Et la palette du PE 26, que nous enseigne-t-elle des tendances futures ? Elle explore une vision chromatique innovante qui mêle esthétisme et durabilité. Les équipe mode de Première Vision ont identifié trois lignes de lecture : Re-fresh, Re-set, Re-store. Chacune renvoie symboliquement à une mutation sociétale en cours.
« Évoquant les thèmes de la légèreté et de la réinitialisation, les bleus et les verts froids de la palette Re-fresh renvoient à ce besoin de fraîcheur, accentué par les enjeux de réchauffement climatique. Les teintes, orientant également vers une esthétique tech, traduisent la place centrale occupée par la science et les nouvelles technologies sur lesquelles s’appuie la filière. »
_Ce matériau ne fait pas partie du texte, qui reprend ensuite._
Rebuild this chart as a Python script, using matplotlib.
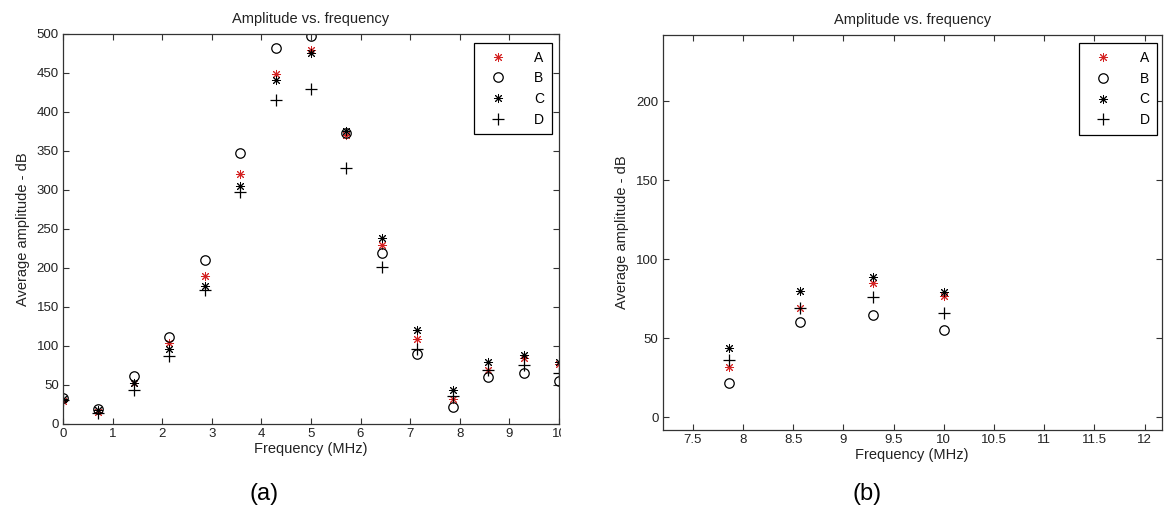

« Les corail, framboise et orange de la thématique Re-set, renforcés par des effets de texture, racontent le besoin de multisensorialité transversal à toutes les disciplines du design. Ces couleurs particulièrement nourries, intenses, jusque flamboyantes, sont le reflet d’une soif d’expériences sensorielles, visuelles et tactiles, croissante dans nos sociétés. »
« Enfin, les brun, kaki et violet profonds de la gamme Re-store, nous parlent d’ancrage, de terroir et sont associés aux matériaux naturels et aux pratiques responsables ». Aux côtés de teintes plus lumineuses, acides, voire artificielles, ces combinaisons symbolisent les interactions fructueuses entre passé et futur, la revitalisation des savoir-faire traditionnels via les nouvelles technologies.
Aux côtés de teintes plus lumineuses, acides, voire artificielles, ces combinaisons symbolisent les interactions fructueuses entre passé et futur, la revitalisation des savoir-faire traditionnels via les nouvelles technologies.
Lien à la nature, besoin d’intemporalité, recyclage, ces marqueurs d’époque nous l’avons vu impactent notre esthétique et impriment de nouvelles teintes. Sans tomber dans la prédiction hasardeuse, ils vont continuer à avoir un effet durable sur la palette pour l’ensemble des acteurs de la filière qui ne manqueront pas d’en jouer pour innover comme à l’ordinaire.